Weltkulturerbe Völklinger Hütte

Ich liebe Lost Places. Jetzt ist die Völklinger Hütte nicht wirklich ein verlassener Ort, aber irgendwie dann doch. 

Ein Besuch steht schon lang auf meiner Agenda uns so nutze ich einen freien Tag, besorge mir ein Saarland-Ticket und schon kann das Abenteuer Industriekultur beginnen. 

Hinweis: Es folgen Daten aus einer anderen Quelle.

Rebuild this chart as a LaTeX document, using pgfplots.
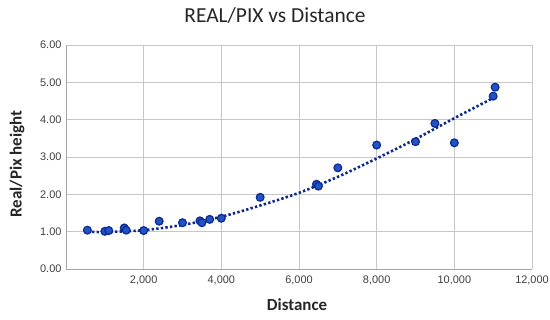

Mit der Bahn kann ich bis fast vor die Tore fahren. Vom Bahnhof ist es nur ein kurzes Stück durch die Unterführung und schon begrüßt mich ein übergroßer, oranger Hüttenarbeiter. 

Stahlarbeiter

 

1881 kaufte Carl Röchling ein stillgelegtes Stahlwerk in der Stadt und machte daraus ein florierendes Geschäft. Mehr als 17 000 Menschen arbeiteten hier zu Hochzeiten, darunter während des zweiten Weltkrieges auch viele Zwangsarbeiter, Die Arbeitsbedingungen zu jener Zeit waren alles andere als gut.

 

Doch wie das in der Industrie so ist, irgendwann sank die Nachfrage und der Betrieb wurde letztendlich 1986 eingestellt.

 

Heute ist die Völklinger Hütte Weltkulturerbe und ich mache mich daran, die Höhen, Tiefen und verwunschenen Ecken der riesigen Anlage zu erforschen.

 

Nachdem ich meinen Eintritt bezahlt habe, stehe ich erst mal in der riesigen Gebläsehalle. So ein Hochofen benötigt ordentlich Luft, um diese hohen Temperaturen zu erzeugen. Riesige Gebläse sorgten hier dafür, dass ihnen im wahrsten Sinne des Wortes nicht die Luft ausging. Strom wurde dazu nicht benötigt, denn in dieser Anlage wurden alle Nebenprodukte, die bei der Stahlherstellung so anfielen, wiederverwertet. 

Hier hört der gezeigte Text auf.